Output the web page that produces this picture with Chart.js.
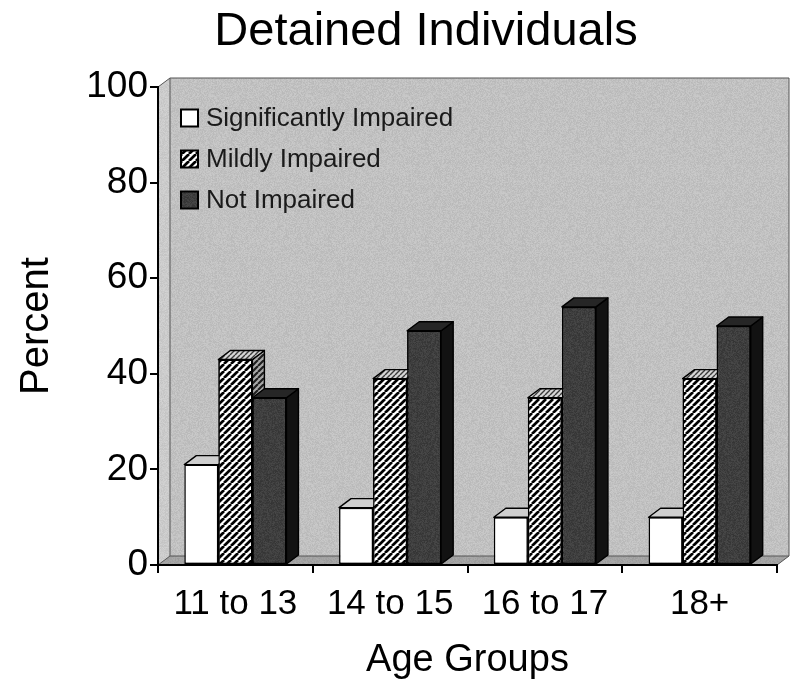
<!DOCTYPE html>
<html>
<head>
<meta charset="utf-8">
<title>Detained Individuals</title>
<script src="https://cdn.jsdelivr.net/npm/chart.js@4.4.1/dist/chart.umd.min.js"></script>
<style>
  html, body { margin: 0; padding: 0; background: #ffffff; }
  #wrap { width: 794px; height: 686px; }
</style>
</head>
<body>
<div id="wrap"><canvas id="chart" width="794" height="686"></canvas></div>
<script>
// ---- data ----
const categories = ['11 to 13', '14 to 15', '16 to 17', '18+'];
const seriesLabels = ['Significantly Impaired', 'Mildly Impaired', 'Not Impaired'];
const significantlyImpaired = [21, 12, 10, 10];
const mildlyImpaired = [43, 39, 35, 39];
const notImpaired = [35, 49, 54, 50];
const yTickValues = [0, 20, 40, 60, 80, 100];

// ---- look ----
const FONT = '"Liberation Sans", Arial, Helvetica, sans-serif';
const DEPTH_X = 12, DEPTH_Y = -9;   // pseudo-3D depth offset

// deterministic grain texture
function grain(base, amp, seed) {
  const size = 97;
  const c = document.createElement('canvas');
  c.width = c.height = size;
  const g = c.getContext('2d');
  const img = g.createImageData(size, size);
  for (let y = 0; y < size; y++) {
    for (let x = 0; x < size; x++) {
      let h = Math.imul(x, 374761393) + Math.imul(y, 668265263) + Math.imul(seed, 1442695041);
      h = Math.imul(h ^ (h >>> 13), 1274126177);
      h ^= h >>> 16;
      const n = (((h & 255) / 255) - 0.5) * 2 * amp;
      const v = Math.max(0, Math.min(255, Math.round(base + n)));
      const i = (y * size + x) * 4;
      img.data[i] = img.data[i + 1] = img.data[i + 2] = v;
      img.data[i + 3] = 255;
    }
  }
  g.putImageData(img, 0, 0);
  return g.createPattern(c, 'repeat');
}

// diagonal "/" hatching
function hatch(bg, fg, size, lw) {
  const c = document.createElement('canvas');
  c.width = c.height = size;
  const g = c.getContext('2d');
  g.fillStyle = bg;
  g.fillRect(0, 0, size, size);
  g.strokeStyle = fg;
  g.lineWidth = lw;
  g.beginPath();
  for (let k = -1; k <= 1; k++) {
    g.moveTo(k * size, size);
    g.lineTo(k * size + size, 0);
  }
  g.stroke();
  return g.createPattern(c, 'repeat');
}

const frontFill = ['#ffffff', hatch('#ffffff', '#000000', 7, 2.7), grain(62, 10, 3)];
const topFill   = ['#cfcfcf', hatch('#d6d6d6', '#3a3a3a', 5, 1.4), '#262626'];
const sideFill  = ['#e4e4e4', hatch('#a8a8a8', '#1e1e1e', 6, 2.2), '#121212'];

const wallFill  = grain(193, 9, 7);
const sideWall  = grain(203, 8, 11);
const floorFill = grain(162, 8, 5);

// back wall, side wall and floor of the 3D plot box
const plotBox = {
  id: 'plotBox',
  beforeDraw(chart) {
    const { ctx, chartArea: a } = chart;
    const L = a.left, R = a.right, T = a.top, B = a.bottom;
    const dx = DEPTH_X, dy = DEPTH_Y;
    ctx.save();
    // back wall
    ctx.fillStyle = wallFill;
    ctx.fillRect(L + dx, T + dy, R - L, B - T);
    // left side wall
    ctx.fillStyle = sideWall;
    ctx.beginPath();
    ctx.moveTo(L, T); ctx.lineTo(L + dx, T + dy); ctx.lineTo(L + dx, B + dy); ctx.lineTo(L, B);
    ctx.closePath(); ctx.fill();
    // floor
    ctx.fillStyle = floorFill;
    ctx.beginPath();
    ctx.moveTo(L, B); ctx.lineTo(L + dx, B + dy); ctx.lineTo(R + dx, B + dy); ctx.lineTo(R, B);
    ctx.closePath(); ctx.fill();
    // edges
    ctx.strokeStyle = '#555555';
    ctx.lineWidth = 1;
    ctx.beginPath();
    ctx.moveTo(L, T); ctx.lineTo(L + dx, T + dy); ctx.lineTo(R + dx, T + dy); ctx.lineTo(R + dx, B + dy); ctx.lineTo(R, B);
    ctx.moveTo(L + dx, T + dy); ctx.lineTo(L + dx, B + dy); ctx.lineTo(R + dx, B + dy);
    ctx.moveTo(L, B); ctx.lineTo(L + dx, B + dy);
    ctx.stroke();
    ctx.restore();
  }
};

// top and side faces of each bar, drawn left to right so nearer faces overlap correctly
const barFaces = {
  id: 'barFaces',
  afterDatasetsDraw(chart) {
    const ctx = chart.ctx;
    const metas = chart.data.datasets.map((d, i) => chart.getDatasetMeta(i));
    const dx = DEPTH_X, dy = DEPTH_Y;
    ctx.save();
    ctx.lineWidth = 1.4;
    ctx.strokeStyle = '#000000';
    ctx.lineJoin = 'round';
    for (let j = 0; j < categories.length; j++) {
      for (let i = 0; i < metas.length; i++) {
        const bar = metas[i].data[j];
        const p = bar.getProps(['x', 'y', 'base', 'width'], true);
        const l = p.x - p.width / 2, r = p.x + p.width / 2, t = p.y, b = p.base;
        // side face
        ctx.fillStyle = sideFill[i];
        ctx.beginPath();
        ctx.moveTo(r, t); ctx.lineTo(r + dx, t + dy); ctx.lineTo(r + dx, b + dy); ctx.lineTo(r, b);
        ctx.closePath(); ctx.fill(); ctx.stroke();
        // top face
        ctx.fillStyle = topFill[i];
        ctx.beginPath();
        ctx.moveTo(l, t); ctx.lineTo(l + dx, t + dy); ctx.lineTo(r + dx, t + dy); ctx.lineTo(r, t);
        ctx.closePath(); ctx.fill(); ctx.stroke();
        // the next bar in the group sits in front of these faces
        if (i + 1 < metas.length) metas[i + 1].data[j].draw(ctx);
      }
    }
    ctx.restore();
  }
};

// legend inside the plot, top left
const insetLegend = {
  id: 'insetLegend',
  afterDraw(chart) {
    const { ctx, chartArea: a } = chart;
    const x0 = a.left + 23, y0 = a.top + 31, step = 41, box = 17;
    ctx.save();
    chart.data.datasets.forEach((ds, i) => {
      const cy = y0 + i * step;
      ctx.fillStyle = frontFill[i];
      ctx.fillRect(x0, cy - box / 2, box, box);
      ctx.strokeStyle = '#000000';
      ctx.lineWidth = 2;
      ctx.strokeRect(x0, cy - box / 2, box, box);
      ctx.fillStyle = '#1a1a1a';
      ctx.font = '26px ' + FONT;
      ctx.textBaseline = 'middle';
      ctx.textAlign = 'left';
      ctx.fillText(ds.label, x0 + box + 8, cy + 1);
    });
    ctx.restore();
  }
};

// move the heading's box so it centres over plot and value labels together
const headingPlacement = {
  id: 'headingPlacement',
  afterLayout(chart) {
    if (chart.titleBlock) chart.titleBlock.left = 75;
  }
};

const valueSeries = [significantlyImpaired, mildlyImpaired, notImpaired];

new Chart(document.getElementById('chart'), {
  type: 'bar',
  data: {
    labels: categories,
    datasets: valueSeries.map((vals, i) => ({
      label: seriesLabels[i],
      data: vals,
      backgroundColor: frontFill[i],
      borderColor: '#000000',
      borderWidth: 1.5,
      borderSkipped: false,
      categoryPercentage: 0.66,
      barPercentage: 1.0
    }))
  },
  options: {
    responsive: false,
    devicePixelRatio: 1,
    animation: false,
    events: [],
    layout: { padding: { left: 0, right: 17, top: 0, bottom: 0 } },
    plugins: {
      legend: { display: false },
      tooltip: { enabled: false },
      title: {
        display: true,
        text: 'Detained Individuals',
        color: '#000000',
        font: { family: FONT, size: 47, weight: 'normal' },
        padding: { top: 4, bottom: 26.6 }
      }
    },
    scales: {
      x: {
        afterFit: s => { s.height = 121; },
        grid: { display: true, drawOnChartArea: false, drawTicks: true, tickLength: 8, color: '#000000', lineWidth: 2, offset: true },
        border: { display: true, color: '#000000', width: 2 },
        ticks: { color: '#000000', font: { family: FONT, size: 35 }, padding: 10, maxRotation: 0, autoSkip: false },
        title: { display: true, text: 'Age Groups', color: '#000000', font: { family: FONT, size: 38 }, padding: { top: 0, bottom: 3 } }
      },
      y: {
        min: 0,
        max: 100,
        afterFit: s => { s.width = 158; },
        afterBuildTicks: s => { s.ticks = yTickValues.map(v => ({ value: v })); },
        grid: { display: true, drawOnChartArea: false, drawTicks: true, tickLength: 8, color: '#000000', lineWidth: 2 },
        border: { display: true, color: '#000000', width: 2 },
        ticks: { color: '#000000', font: { family: FONT, size: 37 }, padding: 2 },
        title: { display: true, text: 'Percent', color: '#000000', font: { family: FONT, size: 40 }, padding: { top: 13, bottom: 0 } }
      }
    }
  },
  plugins: [plotBox, barFaces, insetLegend, headingPlacement]
});
</script>
</body>
</html>
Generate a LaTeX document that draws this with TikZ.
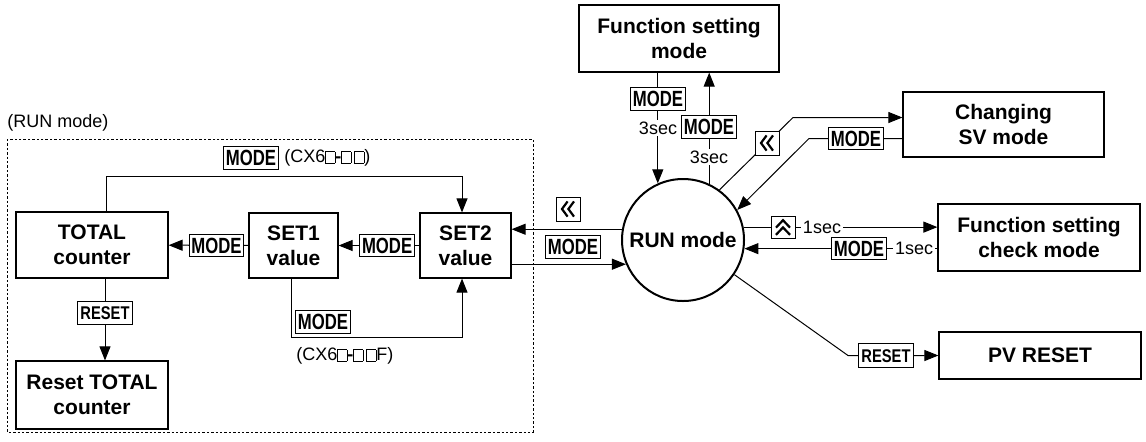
\documentclass[tikz,border=0pt]{standalone}
\usepackage{fontspec}
\setmainfont{Liberation Sans}
\usepackage{graphicx}
\usetikzlibrary{arrows.meta,positioning,calc}

\newcommand{\narrow}[2][0.76]{\scalebox{#1}[1]{#2}}
\newcommand{\sq}{{\setlength{\fboxsep}{0pt}\setlength{\fboxrule}{0.4pt}\fbox{\rule{0pt}{5.2pt}\hspace{4.2pt}}}}

\tikzset{
  box/.style={draw,line width=0.6pt,align=center,inner sep=0pt,
              font=\fontsize{10.5}{12.5}\selectfont\bfseries,
              minimum width=100pt,minimum height=33pt},
  modekey/.style={draw,line width=0.5pt,fill=white,inner xsep=1.2pt,inner ysep=1.6pt,
                  text height=7.9pt,text depth=0pt,font=\fontsize{11}{11}\selectfont\bfseries},
  resetkey/.style={draw,line width=0.5pt,fill=white,inner xsep=1.6pt,inner ysep=2.6pt,
                   text height=6.6pt,text depth=0pt,font=\fontsize{9.2}{9.2}\selectfont\bfseries},
  chevkey/.style={draw,line width=0.5pt,fill=white,minimum width=12pt,minimum height=12pt,inner sep=0pt},
  leftkey/.style={chevkey,path picture={
      \draw[line width=1.1pt,shift={(path picture bounding box.center)}]
        (-0.2pt,3.8pt) -- (-3pt,0pt) -- (-0.2pt,-3.8pt)
        (3pt,3.8pt) -- (0.2pt,0pt) -- (3pt,-3.8pt);}},
  upkey/.style={chevkey,minimum height=11pt,path picture={
      \draw[line width=1.1pt,shift={(path picture bounding box.center)}]
        (-3.5pt,-0.3pt) -- (0pt,3.4pt) -- (3.5pt,-0.3pt)
        (-3.5pt,-3.9pt) -- (0pt,-0.2pt) -- (3.5pt,-3.9pt);}},
  note/.style={font=\fontsize{9}{10}\selectfont,inner sep=1pt},
  arr/.style={line width=0.5pt,-{Triangle[length=7pt,width=5.5pt]}}
}

\begin{document}
\begin{tikzpicture}[x=0.5pt,y=-0.5pt]
  \useasboundingbox (0,0) rectangle (1146,441);

  % RUN mode group
  \draw[line width=0.5pt,dash pattern=on 1.2pt off 1pt] (7,139) rectangle (533,432);
  \node[note,anchor=west] (grp) at (5,123) {(RUN mode)};
  \node[box,minimum width=76pt] (total) at (92,245) {TOTAL\\counter};
  \node[box,minimum width=76pt,minimum height=34pt] (resettotal) at (92,395) {Reset TOTAL\\counter};
  \node[box,minimum width=44.5pt,minimum height=32.5pt] (set1) at (293.5,245.5) {SET1\\value};
  \node[box,minimum width=45.5pt,minimum height=32.5pt] (set2) at (465.5,245.5) {SET2\\value};

  % other modes
  \node[circle,draw,line width=1pt,minimum size=61pt,inner sep=0pt,
        font=\fontsize{10.5}{12.5}\selectfont\bfseries] (run) at (683,240) {RUN mode};
  \node[box,minimum height=33.5pt] (fsm) at (679,38.5) {Function setting\\mode};
  \node[box,minimum width=100.5pt,minimum height=32.5pt] (csv) at (1003.5,124.5) {Changing\\SV mode};
  \node[box,minimum width=101pt,minimum height=33.5pt] (fscm) at (1039,237.5) {Function setting\\check mode};
  \node[box,minimum width=101pt,minimum height=23.5pt] (pvreset) at (1040,355.5) {PV RESET};

  % inside the group
  \draw[arr] (set2) -- node[modekey,pos=0.4] (kset2) {\narrow{MODE}} (set1);
  \draw[arr] (set1) -- node[modekey,pos=0.4] (kset1) {\narrow{MODE}} (total);
  \draw[arr] ([xshift=6.5pt]total.south) -- node[resetkey,pos=0.42] (kreset) {\narrow[0.8]{RESET}}
             ([xshift=6.5pt]resettotal.north);
  \coordinate (tl) at (106,176);
  \coordinate (tr) at (462,176);
  \draw[arr] (total.north -| tl) -- (tl) -- (tr) -- (set2.north -| tr);
  \coordinate (bl) at (291,337);
  \coordinate (br) at (462,337);
  \draw[arr] (set1.south -| bl) -- (bl) -- (br) -- (set2.south -| br);

  % around RUN mode
  \draw[arr] (run.170) -- (run.170 -| set2.east);
  \draw[arr] (run.203 -| set2.east) -- (run.203);
  \draw[arr] (run.114 |- fsm.south) -- (run.114);
  \draw[arr] (run.65) -- (run.65 |- fsm.south);
  \coordinate (sv1) at (793,117.5);
  \draw[arr] (run.54) -- (sv1) -- (sv1 -| csv.west);
  \coordinate (sv2) at (809,138.5);
  \draw[arr] (sv2 -| csv.west) -- (sv2) -- (run.29);
  \draw[arr] (run.12) -- (run.12 -| fscm.west);
  \draw[arr] (run.-8 -| fscm.west) -- (run.-8);
  \coordinate (pv) at (848,355.5);
  \draw[arr] (run.-34) -- (pv) -- (pvreset.west);

  % keys and notes
  \node[modekey] (ktop) at (251,158) {\narrow{MODE}};
  \node[note,anchor=west] (cxtop) at (282,158) {(CX6\sq\textbf{-}\sq\,\sq)};
  \node[modekey] (kbot) at (323,322) {\narrow{MODE}};
  \node[note,anchor=west] (cxbot) at (294,356) {(CX6\sq\textbf{-}\sq\,\sq F)};
  \node[leftkey] (kback) at (568,209) {};
  \node[modekey] (krun) at (573,247) {\narrow{MODE}};
  \node[modekey] (kfsmdn) at (658,99) {\narrow{MODE}};
  \node[note,fill=white] (tfsmdn) at (658,128) {3sec};
  \node[modekey] (kfsmup) at (709,127) {\narrow{MODE}};
  \node[note,fill=white] (tfsmup) at (709,157) {3sec};
  \node[leftkey] (kcsv) at (767,143) {};
  \node[modekey] (kcsvbk) at (856,138.5) {\narrow{MODE}};
  \node[upkey] (kchk) at (783,227) {};
  \node[note,fill=white] (tchk) at (822,227) {1sec};
  \node[modekey] (kchkbk) at (859,248.5) {\narrow{MODE}};
  \node[note,fill=white] (tchkbk) at (914,248.5) {1sec};
  \node[resetkey] (kpv) at (886,355.5) {\narrow[0.8]{RESET}};
\end{tikzpicture}
\end{document}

══════════

» EXERCISE REQUIREMENTS: Copy exactly the lines from the first line of the records above through the line with "const DEPTH_X = 12, DEPTH_Y", both included, and nothing else. Pictures stay out.

» EXPECTED OUTPUT:
Output the web page that produces this picture with Chart.js.
<!DOCTYPE html>
<html>
<head>
<meta charset="utf-8">
<title>Detained Individuals</title>
<script src="https://cdn.jsdelivr.net/npm/chart.js@4.4.1/dist/chart.umd.min.js"></script>
<style>
  html, body { margin: 0; padding: 0; background: #ffffff; }
  #wrap { width: 794px; height: 686px; }
</style>
</head>
<body>
<div id="wrap"><canvas id="chart" width="794" height="686"></canvas></div>
<script>
// ---- data ----
const categories = ['11 to 13', '14 to 15', '16 to 17', '18+'];
const seriesLabels = ['Significantly Impaired', 'Mildly Impaired', 'Not Impaired'];
const significantlyImpaired = [21, 12, 10, 10];
const mildlyImpaired = [43, 39, 35, 39];
const notImpaired = [35, 49, 54, 50];
const yTickValues = [0, 20, 40, 60, 80, 100];

// ---- look ----
const FONT = '"Liberation Sans", Arial, Helvetica, sans-serif';
const DEPTH_X = 12, DEPTH_Y = -9;   // pseudo-3D depth offset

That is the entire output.